AIM:
Take the lines of the data below from the very first through the line containing "0.59, 0.26, -0.06];" and output them exactly, pictures excluded.

• • •

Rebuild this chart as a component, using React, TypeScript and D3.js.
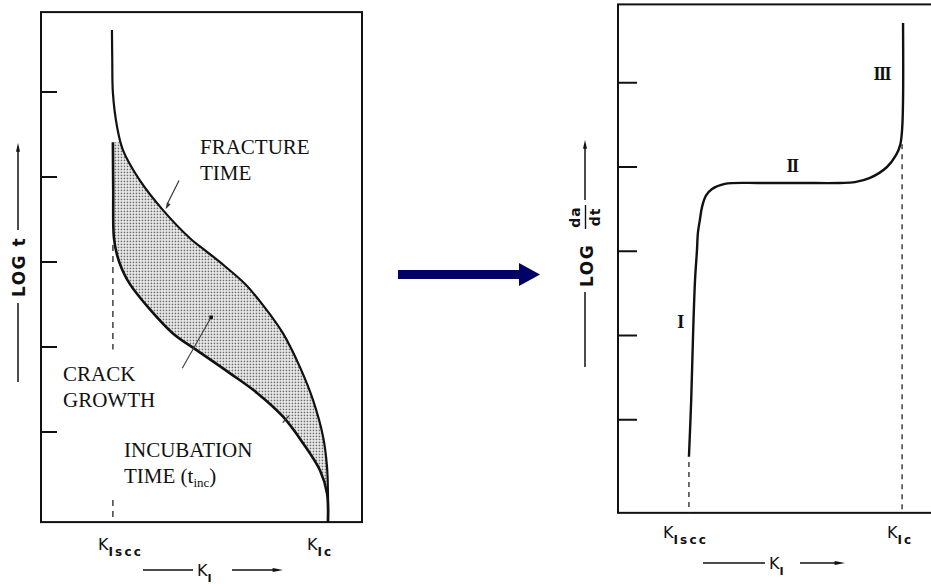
import * as d3 from 'd3';

// curves, in panel units (K: 0..100 across the box, LOG: tick units 0..5)
const fractureK = [22.1, 22.2, 22.4, 23.7, 25.5, 30.8, 38.0, 46.4, 51.7, 57.3, 63.6, 69.2, 75.4, 80.7, 84.7, 87.9, 89.1, 89.4, 89.4];
const fractureLog = [5.73, 5.38, 4.99, 4.59, 4.32, 3.96, 3.61, 3.28, 3.12, 2.95, 2.74, 2.49, 2.16, 1.76, 1.38, 0.94, 0.59, 0.26, -0.06];

const incubK = [22.4, 22.5, 22.7, 23.7, 25.3, 27.7, 34.0, 41.1, 48.6, 58.9, 67.3, 75.4, 81.6, 86.9, 89.1, 89.4];
const incubLog = [4.41, 3.85, 3.29, 3.08, 2.91, 2.74, 2.44, 2.16, 1.96, 1.69, 1.46, 1.18, 0.87, 0.55, 0.28, -0.06];

const crackK = [22.1, 22.8, 23.4, 24.0, 24.6, 24.9, 25.5, 26.2, 27.4, 29.3, 33.3, 44.2, 56.7, 69.2, 73.8, 78.5, 83.8, 86.6, 87.9, 88.5, 88.8, 88.8];
const crackLog = [0.56, 1.23, 2.03, 2.66, 3.01, 3.22, 3.37, 3.53, 3.66, 3.74, 3.80, 3.81, 3.81, 3.81, 3.82, 3.87, 4.00, 4.14, 4.26, 4.44, 4.80, 5.71];

const tickValues = [1, 2, 3, 4, 5];

const KIsccLeft = 22.4;
const KIcLeft = 89.4;
const KIsccRight = 22.1;
const KIcRight = 88.5;

const stages = ['I', 'II', 'III'];
const stageK = [19.3, 54.2, 82.2];
const stageLog = [2.09, 3.94, 5.03];

const SERIF = "'Liberation Serif', 'Times New Roman', serif";
const SANS = "'DejaVu Sans', 'Liberation Sans', sans-serif";
const NAVY = '#000066';

type Pt = [number, number];
const zip = (a: number[], b: number[]): Pt[] => a.map((v, i) => [v, b[i]]);

export default function App() {
  const xL = d3.scaleLinear().domain([0, 100]).range([41, 362]);
  const yL = d3.scaleLinear().domain([0, 5]).range([517, 92]);
  const xR = d3.scaleLinear().domain([0, 100]).range([618, 939]);
  const yR = d3.scaleLinear().domain([0, 5]).range([504, 82.75]);

  const lineL = d3.line<Pt>().x((d) => xL(d[0])).y((d) => yL(d[1])).curve(d3.curveCatmullRom.alpha(0.5));
  const lineR = d3.line<Pt>().x((d) => xR(d[0])).y((d) => yR(d[1])).curve(d3.curveCatmullRom.alpha(0.5));

  const fracture = zip(fractureK, fractureLog);
  const incub = zip(incubK, incubLog);
  const crack = zip(crackK, crackLog);

  // shaded band between incubation and fracture curves
  const upperPart: Pt[] = [[24.9, 4.41], ...fracture.filter((d) => d[1] < 4.41)];
  const bandPath =
    (lineL(incub) || '') + 'L' + (lineL(upperPart.slice().reverse()) || '').slice(1) + 'Z';

  const leftTop = yL(5.94);
  const leftBottom = yL(-0.06);
  const rightTop = yR(5.93);
  const rightBottom = yR(-0.105);

  const arrowHead = (x: number, y: number, dir: 'up' | 'right', s = 4) =>
    dir === 'up'
      ? `M${x},${y}L${x - s / 2},${y + s * 2.2}L${x + s / 2},${y + s * 2.2}Z`
      : `M${x},${y}L${x - s * 2.6},${y - s / 2}L${x - s * 2.6},${y + s / 2}Z`;

  return (
    <svg width={931} height={584} style={{ position: 'absolute', left: 0, top: 0, background: '#fff' }}>
      <defs>
        <pattern id="dots" width={3} height={3} patternUnits="userSpaceOnUse">
          <rect width={3} height={3} fill="#f6f6f6" />
          <rect x={0.6} y={0.6} width={1.7} height={1.7} fill="#6e6e6e" />
        </pattern>
      </defs>

      {/* ---------- left panel ---------- */}
      <rect x={xL(0)} y={leftTop} width={xL(100) - xL(0)} height={leftBottom - leftTop} fill="none" stroke="#111" strokeWidth={2} />
      {tickValues.map((t) => (
        <line key={t} x1={xL(0)} x2={xL(0) + 16} y1={yL(t)} y2={yL(t)} stroke="#111" strokeWidth={2} />
      ))}
      <path d={bandPath} fill="url(#dots)" stroke="none" />
      <line x1={xL(KIsccLeft)} x2={xL(KIsccLeft)} y1={yL(3.2)} y2={yL(1.97)} stroke="#222" strokeWidth={1.3} strokeDasharray="6,5" />
      <line x1={xL(KIsccLeft)} x2={xL(KIsccLeft)} y1={yL(0.2)} y2={leftBottom} stroke="#222" strokeWidth={1.3} strokeDasharray="6,5" />
      <path d={lineL(fracture) || ''} fill="none" stroke="#111" strokeWidth={2.2} />
      <path d={lineL(incub) || ''} fill="none" stroke="#111" strokeWidth={2.6} />

      {/* pointers */}
      <line x1={xL(43)} y1={yL(3.96)} x2={xL(39.3)} y2={yL(3.68)} stroke="#333" strokeWidth={1.2} />
      <path d={`M${xL(38.8)},${yL(3.62)}l1.5,-7l3.5,2.2Z`} fill="#333" />
      <line x1={xL(44)} y1={yL(1.75)} x2={xL(53)} y2={yL(2.35)} stroke="#444" strokeWidth={1.2} />
      <rect x={xL(53) - 1.8} y={yL(2.35) - 1.8} width={3.6} height={3.6} fill="#111" />
      <line x1={xL(75.3)} y1={yL(1.11)} x2={xL(77.2)} y2={yL(1.19)} stroke="#333" strokeWidth={1.3} />

      <text fontFamily={SERIF} fontSize={21} fill="#111">
        <tspan x={200} y={154}>FRACTURE</tspan>
        <tspan x={200} y={180}>TIME</tspan>
      </text>
      <rect x={108} y={362} width={12} height={52} fill="#fff" />
      <text fontFamily={SERIF} fontSize={21} fill="#111">
        <tspan x={63} y={381}>CRACK</tspan>
        <tspan x={63} y={407}>GROWTH</tspan>
      </text>
      <text fontFamily={SERIF} fontSize={21} fill="#111">
        <tspan x={124} y={457}>INCUBATION</tspan>
        <tspan x={124} y={483}>TIME (t</tspan>
        <tspan fontSize={13} dy={4}>inc</tspan>
        <tspan dy={-4}>)</tspan>
      </text>

      {/* left axis labels */}
      <text fontFamily={SANS} fontSize={16} fill="#111" y={550}>
        <tspan x={xL(KIsccLeft) - 15}>K</tspan>
        <tspan dy={6} fontSize={12} fontWeight="bold" letterSpacing={2.2}>Iscc</tspan>
      </text>
      <text fontFamily={SANS} fontSize={16} fill="#111" y={550}>
        <tspan x={xL(KIcLeft) - 21}>K</tspan>
        <tspan dy={6} fontSize={12} fontWeight="bold" letterSpacing={2}>Ic</tspan>
      </text>
      <line x1={143} x2={193} y1={570} y2={570} stroke="#111" strokeWidth={1.6} />
      <text fontFamily={SANS} fontSize={16} fill="#111" y={576}>
        <tspan x={197}>K</tspan>
        <tspan dy={6} fontSize={11} fontWeight="bold">I</tspan>
      </text>
      <line x1={232} x2={274} y1={570} y2={570} stroke="#111" strokeWidth={1.6} />
      <path d={arrowHead(283, 570, 'right', 4)} fill="#111" />

      <line x1={18} x2={18} y1={382} y2={303} stroke="#111" strokeWidth={1.5} />
      <line x1={18} x2={18} y1={230} y2={151} stroke="#111" strokeWidth={1.5} />
      <path d={arrowHead(18, 143, 'up', 4)} fill="#111" />
      <g transform="translate(18,267) rotate(-90)">
        <text fontFamily={SANS} fontSize={17} fontWeight="bold" letterSpacing={1.5} textAnchor="middle" y={7} fill="#111">
          LOG t
        </text>
      </g>

      {/* ---------- middle arrow ---------- */}
      <rect x={398} y={270} width={122} height={9} fill={NAVY} />
      <path d="M519,263L540,274.5L519,286Z" fill={NAVY} />

      {/* ---------- right panel ---------- */}
      <rect x={xR(0)} y={rightTop} width={xR(100) - xR(0)} height={rightBottom - rightTop} fill="none" stroke="#111" strokeWidth={2} />
      {tickValues.map((t) => (
        <line key={t} x1={xR(0)} x2={xR(0) + 19} y1={yR(t)} y2={yR(t)} stroke="#111" strokeWidth={2} />
      ))}
      <line x1={xR(KIsccRight)} x2={xR(KIsccRight)} y1={yR(0.5)} y2={rightBottom} stroke="#222" strokeWidth={1.3} strokeDasharray="5,5" />
      <line x1={xR(KIcRight)} x2={xR(KIcRight)} y1={yR(4.27)} y2={rightBottom} stroke="#222" strokeWidth={1.3} strokeDasharray="5,5" />
      <path d={lineR(crack) || ''} fill="none" stroke="#111" strokeWidth={2.4} />

      {stages.map((s, i) => (
        <text key={s} x={xR(stageK[i])} y={yR(stageLog[i])} textAnchor="middle" fontFamily={SERIF} fontSize={18} fontWeight="bold" letterSpacing={-1.5} fill="#111">
          {s}
        </text>
      ))}

      <text fontFamily={SANS} fontSize={16} fill="#111" y={538}>
        <tspan x={xR(KIsccRight) - 26}>K</tspan>
        <tspan dy={6} fontSize={12} fontWeight="bold" letterSpacing={2.2}>Iscc</tspan>
      </text>
      <text fontFamily={SANS} fontSize={16} fill="#111" y={538}>
        <tspan x={xR(KIcRight) - 15}>K</tspan>
        <tspan dy={6} fontSize={12} fontWeight="bold" letterSpacing={2}>Ic</tspan>
      </text>
      <line x1={703} x2={765} y1={563} y2={563} stroke="#111" strokeWidth={1.6} />
      <text fontFamily={SANS} fontSize={16} fill="#111" y={569}>
        <tspan x={769}>K</tspan>
        <tspan dy={6} fontSize={11} fontWeight="bold">I</tspan>
      </text>
      <line x1={800} x2={836} y1={563} y2={563} stroke="#111" strokeWidth={1.6} />
      <path d={arrowHead(845, 563, 'right', 4)} fill="#111" />

      <line x1={585} x2={585} y1={367} y2={292} stroke="#111" strokeWidth={1.5} />
      <line x1={585} x2={585} y1={200} y2={148} stroke="#111" strokeWidth={1.5} />
      <path d={arrowHead(585, 140, 'up', 4)} fill="#111" />
      <g transform="translate(585,247) rotate(-90)">
        <text fontFamily={SANS} fontSize={17} fontWeight="bold" letterSpacing={1.5} x={-40} y={8} fill="#111">
          LOG
        </text>
        <text fontFamily={SANS} fontSize={14} fontWeight="bold" letterSpacing={1} textAnchor="middle" x={30} y={-5} fill="#111">
          da
        </text>
        <line x1={18} x2={42} y1={0.5} y2={0.5} stroke="#111" strokeWidth={1.4} />
        <text fontFamily={SANS} fontSize={14} fontWeight="bold" letterSpacing={1} textAnchor="middle" x={30} y={15} fill="#111">
          dt
        </text>
      </g>
    </svg>
  );
}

• • •

OUTPUT:
Rebuild this chart as a component, using React, TypeScript and D3.js.
import * as d3 from 'd3';

// curves, in panel units (K: 0..100 across the box, LOG: tick units 0..5)
const fractureK = [22.1, 22.2, 22.4, 23.7, 25.5, 30.8, 38.0, 46.4, 51.7, 57.3, 63.6, 69.2, 75.4, 80.7, 84.7, 87.9, 89.1, 89.4, 89.4];
const fractureLog = [5.73, 5.38, 4.99, 4.59, 4.32, 3.96, 3.61, 3.28, 3.12, 2.95, 2.74, 2.49, 2.16, 1.76, 1.38, 0.94, 0.59, 0.26, -0.06];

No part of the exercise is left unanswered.